Uzbekistani rhythmic gymnast

Khurshidabonu Abduraufova (born 31 July 2003) is an Uzbek rhythmic gymnast, member of the national group.

== Career ==
Abduraufova took up the sport in 2009. In 2021 she competed in the Asian Championships in Tashkent, ending 12th in the All-Around and 7th with ribbon. In 2022 she entered the senior national group, debuting at the World Cup in Tashkent, winning silver in the All-Around and with 5 hoops as well as gold with 3 ribbons and 2 balls.
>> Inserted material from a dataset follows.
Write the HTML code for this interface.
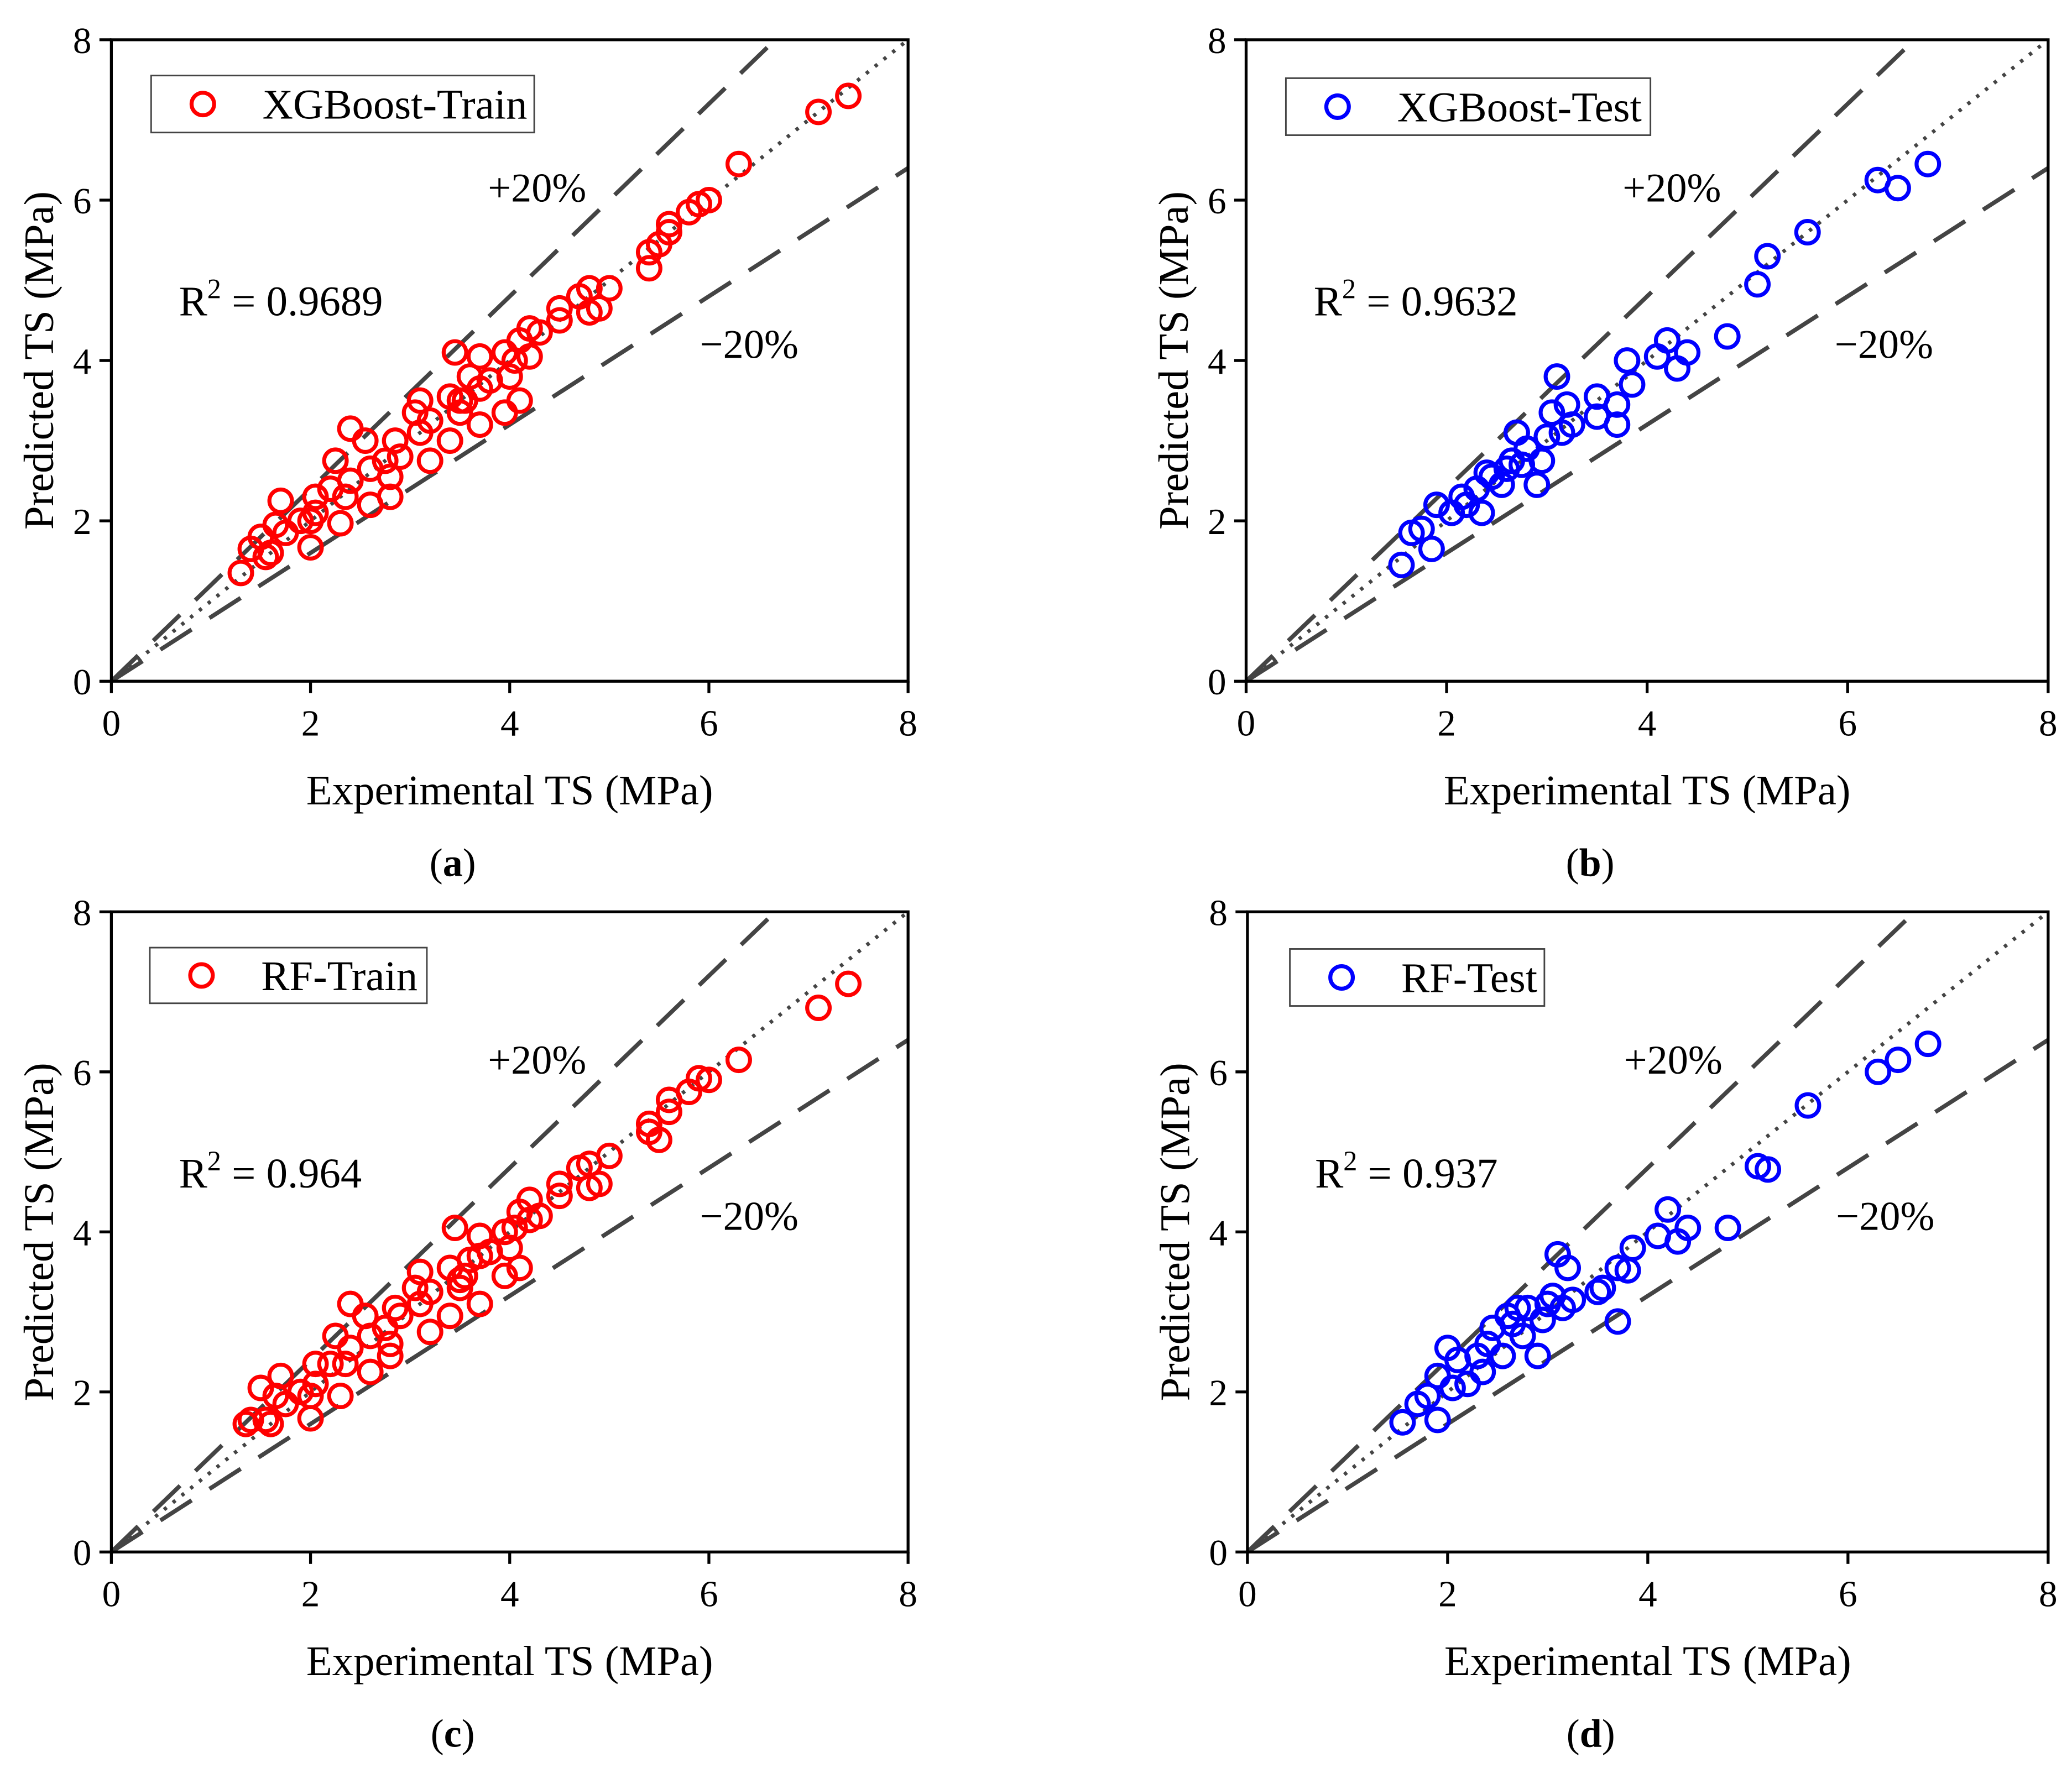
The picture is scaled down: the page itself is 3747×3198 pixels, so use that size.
<!DOCTYPE html>
<html><head><meta charset="utf-8">
<style>
html,body{margin:0;padding:0;background:#fff;}
svg{display:block;font-family:"Liberation Serif",serif;}
</style></head>
<body>
<svg id="fig" width="3747" height="3198" viewBox="0 0 1563 1334" xmlns="http://www.w3.org/2000/svg"></svg>
<script>
const ticks = [0,2,4,6,8];
const ticksLabels = ["0","2","4","6","8"];
const aX = [7.4,7.1,6.3,6.0,5.9,5.8,5.6,5.6,5.5,5.4,5.4,5.0,4.9,4.8,4.8,4.7,4.5,4.5,4.3,4.2,4.2,4.1,4.05,4.0,3.95,3.7,3.45,4.1,3.95,3.7,3.8,3.6,3.55,3.5,3.4,3.5,3.7,3.4,3.1,3.05,3.2,3.1,3.2,2.9,2.85,2.75,2.8,2.8,2.6,2.6,2.4,2.55,2.4,2.35,2.25,2.2,2.3,2.05,2.05,2.0,2.0,1.9,1.7,1.75,1.65,1.6,1.5,1.4,1.3,1.55];
const aY = [7.3,7.1,6.45,6.0,5.95,5.85,5.7,5.6,5.45,5.35,5.15,4.9,4.65,4.6,4.9,4.8,4.65,4.5,4.35,4.4,4.05,4.25,4.0,3.8,4.1,4.05,4.1,3.5,3.35,3.65,3.75,3.8,3.5,3.5,3.55,3.35,3.2,3.0,3.5,3.35,3.25,3.1,2.75,2.8,3.0,2.75,2.55,2.3,2.65,2.2,3.15,3.0,2.5,2.3,2.75,2.4,1.97,2.3,2.1,2.0,1.67,2.0,2.25,1.85,1.95,1.6,1.8,1.65,1.35,1.55];
const bX = [6.8,6.5,6.3,5.6,5.2,5.1,4.8,4.4,4.3,4.2,4.1,3.85,3.8,3.7,3.7,3.5,3.5,3.25,3.2,3.15,3.1,3.05,3.0,2.95,2.9,2.8,2.75,2.7,2.65,2.6,2.55,2.45,2.4,2.35,2.3,2.2,2.15,2.05,1.9,1.85,1.75,1.65,1.55];
const bY = [6.45,6.15,6.25,5.6,5.3,4.95,4.3,4.1,3.9,4.25,4.05,3.7,4.0,3.45,3.2,3.55,3.3,3.2,3.45,3.1,3.8,3.35,3.05,2.75,2.45,2.9,2.7,3.1,2.75,2.65,2.45,2.55,2.6,2.1,2.4,2.2,2.3,2.1,2.2,1.65,1.9,1.85,1.45];
const cX = [7.4,7.1,6.3,6.0,5.9,5.8,5.6,5.6,5.5,5.4,5.4,5.0,4.9,4.8,4.8,4.7,4.5,4.5,4.3,4.2,4.2,4.1,4.05,4.0,3.95,3.7,3.45,4.1,3.95,3.7,3.8,3.6,3.55,3.5,3.4,3.5,3.7,3.4,3.1,3.05,3.2,3.1,3.2,2.9,2.85,2.75,2.8,2.8,2.6,2.6,2.4,2.55,2.4,2.35,2.25,2.2,2.3,2.05,2.05,2.0,2.0,1.9,1.7,1.75,1.65,1.6,1.5,1.4,1.35,1.55];
const cY = [7.1,6.8,6.15,5.9,5.92,5.75,5.65,5.5,5.15,5.35,5.25,4.95,4.6,4.55,4.85,4.8,4.6,4.45,4.2,4.4,4.15,4.25,4.05,3.8,4.0,3.95,4.05,3.55,3.45,3.7,3.75,3.65,3.45,3.4,3.55,3.3,3.1,2.95,3.5,3.3,3.25,3.1,2.75,2.95,3.05,2.8,2.6,2.45,2.7,2.25,3.1,2.95,2.55,2.35,2.7,2.35,1.95,2.35,2.1,1.95,1.67,2.0,2.2,1.85,1.95,1.6,2.05,1.65,1.6,1.65];
const dX = [6.8,6.5,6.3,5.6,5.2,5.1,4.8,4.4,4.3,4.2,4.1,3.85,3.8,3.7,3.7,3.5,3.55,3.25,3.2,3.15,3.1,3.05,3.0,2.95,2.9,2.8,2.75,2.7,2.65,2.6,2.55,2.45,2.4,2.35,2.3,2.2,2.1,2.05,2.0,1.9,1.9,1.8,1.7,1.55];
const dY = [6.35,6.15,6.0,5.58,4.78,4.82,4.05,4.05,3.88,4.28,3.95,3.8,3.52,3.55,2.88,3.25,3.3,3.15,3.55,3.05,3.72,3.2,3.1,2.9,2.45,3.05,2.7,3.05,2.85,2.95,2.45,2.8,2.6,2.25,2.45,2.1,2.4,2.05,2.55,2.2,1.65,1.95,1.85,1.62];

const NS = "http://www.w3.org/2000/svg";
const svg = document.getElementById('fig');
function mk(tag, attrs, parent){
  const e = document.createElementNS(NS, tag);
  for (const k in attrs) e.setAttribute(k, attrs[k]);
  (parent||svg).appendChild(e);
  return e;
}
const panels = [
  {id:'a', L:84, R:685, B:514, T:30, xs:aX, ys:aY, color:'#ff0000', legend:'XGBoost-Train', lg:[114,57,289,43], r2:'0.9689', cap:'a'},
  {id:'b', L:940, R:1545, B:514, T:30, xs:bX, ys:bY, color:'#0000ff', legend:'XGBoost-Test', lg:[970,59,275,43], r2:'0.9632', cap:'b'},
  {id:'c', L:84, R:685, B:1171, T:688, xs:cX, ys:cY, color:'#ff0000', legend:'RF-Train', lg:[113,715,209,42], r2:'0.964', cap:'c'},
  {id:'d', L:941, R:1545, B:1171, T:688, xs:dX, ys:dY, color:'#0000ff', legend:'RF-Test', lg:[973,716,192,43], r2:'0.937', cap:'d'}
];
panels.forEach(p=>{
  const g = mk('g', {});
  
  
  const sx = v => p.L + (p.R-p.L)*v/8;
  const sy = v => p.B - (p.B-p.T)*v/8;
  const up = mk('line', {x1:sx(0),y1:sy(0),x2:sx(8/1.2),y2:sy(8),stroke:'#444','stroke-width':3.2,'stroke-dasharray':'28 16'}, g);
  
  
  const dn = mk('line', {x1:sx(0),y1:sy(0),x2:sx(8),y2:sy(6.4),stroke:'#444','stroke-width':3.2,'stroke-dasharray':'28 16'}, g);
  
  
  const id = mk('line', {x1:sx(0),y1:sy(0),x2:sx(8),y2:sy(8),stroke:'#444','stroke-width':2.8,'stroke-dasharray':'2.5 6'}, g);
  
  
  p.xs.forEach((x,i)=>{
    const c = mk('circle', {cx:sx(x), cy:sy(p.ys[i]), r:8.5, fill:'none', stroke:p.color, 'stroke-width':3}, g);
    
    
  });
  const fr = mk('rect', {x:p.L, y:p.T, width:p.R-p.L, height:p.B-p.T, fill:'none', stroke:'#000','stroke-width':2.2}, g);
  
  
  ticks.forEach((t,i)=>{
    mk('line', {x1:sx(t),y1:p.B,x2:sx(t),y2:p.B+9,stroke:'#000','stroke-width':2.2}, g);
    mk('line', {x1:p.L-9,y1:sy(t),x2:p.L,y2:sy(t),stroke:'#000','stroke-width':2.2}, g);
    const xl = mk('text', {x:sx(t), y:p.B+41, 'font-size':28, 'text-anchor':'middle'}, g);
    xl.textContent = ticksLabels[i];
    
    
    const yl = mk('text', {x:p.L-15, y:sy(t)+10, 'font-size':28, 'text-anchor':'end'}, g);
    yl.textContent = ticksLabels[i];
    
    
  });
  const xt = mk('text', {x:(p.L+p.R)/2, y:p.B+93, 'font-size':32, 'text-anchor':'middle'}, g);
  xt.textContent = 'Experimental TS (MPa)';
  
  
  const yc = (p.B+p.T)/2;
  const yt = mk('text', {x:p.L-44, y:yc, 'font-size':32, 'text-anchor':'middle', transform:`rotate(-90 ${p.L-44} ${yc})`}, g);
  yt.textContent = 'Predicted TS (MPa)';
  
  
  const cap = mk('text', {x:(p.L+p.R)/2 - 43, y:p.B+147, 'font-size':30, 'text-anchor':'middle'}, g);
  cap.innerHTML = '(<tspan font-weight="bold">'+p.cap+'</tspan>)';
  
  
  const lg = mk('g', {}, g);
  
  
  mk('rect', {x:p.lg[0], y:p.lg[1], width:p.lg[2], height:p.lg[3], fill:'#fff', stroke:'#444', 'stroke-width':1.2}, lg);
  mk('circle', {cx:p.lg[0]+39, cy:p.lg[1]+p.lg[3]/2, r:8.5, fill:'none', stroke:p.color, 'stroke-width':3}, lg);
  const lt = mk('text', {x:p.lg[0]+84, y:p.lg[1]+p.lg[3]/2+11, 'font-size':32}, lg);
  lt.textContent = p.legend;
  
  
  const plus = mk('text', {x:p.L+284, y:p.T+122, 'font-size':31}, g);
  plus.textContent = '+20%';
  
  
  const minus = mk('text', {x:p.L+444, y:p.T+240, 'font-size':31}, g);
  minus.textContent = '\u221220%';
  
  
  const r2 = mk('text', {x:p.L+51, y:p.T+208, 'font-size':32}, g);
  r2.innerHTML = 'R<tspan font-size="21" dy="-13">2</tspan><tspan dy="13"> = '+p.r2+'</tspan>';
  
  
});
</script>
</body></html>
A week later the group competed in Baku, ending 6th in the All-Around, 7th with 5 hoops and 3 ribbons and 2 balls. In June she took part in the World Cup in Pesaro, taking 8th place in the All-Around and 7th with 5 hoops. She was then selected for the Asian Championships in Pattaya, winning gold in teams, the All-Around and with 3 ribbons and 2 balls and silver with 5 hoops. In August Khurshidabonu competed at the 2021 Islamic Solidarity Games in Konya where the group won silver in the All-Around and with 3 ribbons and 2 balls, gold with 5 hoops.

In September Abduraufova took part in the World Championships in Sofia along Nilufar Azamova, Nargiza Djumaniyazova, Shakhzoda Ibragimova, Mumtozabonu Iskhokzoda, Mariya Pak, and the two individuals Takhmina Ikromova and Yosmina Rakhimova, taking 18th place in the All-Around, 13th with 5 hoops and 20th with 3 ribbons + 2 balls.